Four Pillars Rare Gin Review
Updated: Sep 10, 2020
Australian gin made with whole oranges
Review Four Pillars Rare Gin
Made in: Healesville, Victoria, Australia, by Four Pillars Distillery
Method: Copper Pot Still
41.8% alcohol/83.6 proof
Botanicals 10: Juniper, whole orange, lemon myrtle, cardamom, star anise, cassia, coriander, angelica root, lavender, pepperberry.
Style: modern gin.
It's hard to believe that Four Pillars gin has only been around since 2013 because they produce some great gin, and different styles of gin. They are creative, interesting, and frankly they are damn good. They are a dedicated gin producer, and this one Four Pillars is their flagship product, although not necessarily their best (matter of opinion).
They source many of their botanicals close to home in Australia, including the pepperberry, lavender, and lemon myrtle. They distill it using local Yarra Valley water to produce some excellent gins.
While I’ve only seen a handful of these here in the USA, I’m greatly looking forward to trying their Olive Leaf Gin.
The nose is a strong citrus- orange and lemon - along with pepper, and juniper.
There wasn’t a huge amount of heat when sipped neat, but it opened beautifully with ice.
The first sip had hints of the bitterness of licorice, mixed with mint - and menthol (which was wildly unexpected) but with each sip it revealed more and more levels of flavor with cinnamon, lemon, cardamom, orange, and which was followed by the lingering flavors of licorice and juniper with notes of pepper.
The mouthfeel is luxurious and cool.
With such a complex taste profile I wasn’t sure it would handle cocktails well.
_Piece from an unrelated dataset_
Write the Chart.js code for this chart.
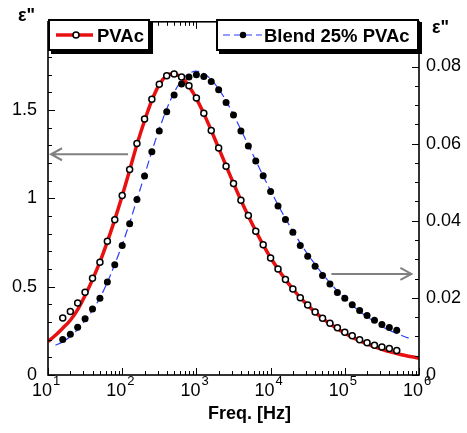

So I was thrilled when I finally tasted it in a martini - a wet martini as it merged so well with dry vermouth, and let the flavors shine through. That it put the drink on the charts of better martinis.
Mixed with classic Indian tonic, the Four Pillars made an excellent gin and tonic. It was cool and refreshing with plenty of citrus built in - the flavors of orange, licorice and even a tiny bit of something just a touch cinnamony poke through and merged well with the tonic.
Figuring out something more complex but which wouldn’t overwhelm the layers of botanicals in the gin was a bit harder. I felt they were lost in a negroni, but they substituted well for an old tom gin in a Martinez. In an Aviation cocktail I found I had to dial back the lemon a bit due to the citrusy nature of the gin. But when I used a ½ ounce of lemon juice instead of ¾ it made for a very well balanced Aviation. That said, it seems a waste of gin this good to use as a mixer where some of the subtleties of the flavor profile will be lost.
In general this isn’t an easy mixing gin which will go well with complex cocktails. It’s best with ice, with dry vermouth, and with tonic, basically for drinks where gin is the star, not the other ingredients.
Overall rating: 87. It’s very good, but just not quite versatile enough to be an elite gin.
What you need to know about reviews: All my reviews are my honest opinions based upon my own personal tasting. I am NOT a paid reviewer, and no compensation was given, or expected. I may from time to time choose to do a second review and amend my opinion of a product, should I feel like it, and find my review criteria has evolved, or that I’ve found it different at a later date. That said, as I’m unlikely to repurchase anything I thought was less than very good to excellent, it would be by chance or at the request of a distiller who thought I rated them very unfairly - BUT even then, whatever you get will always be my honest opinion.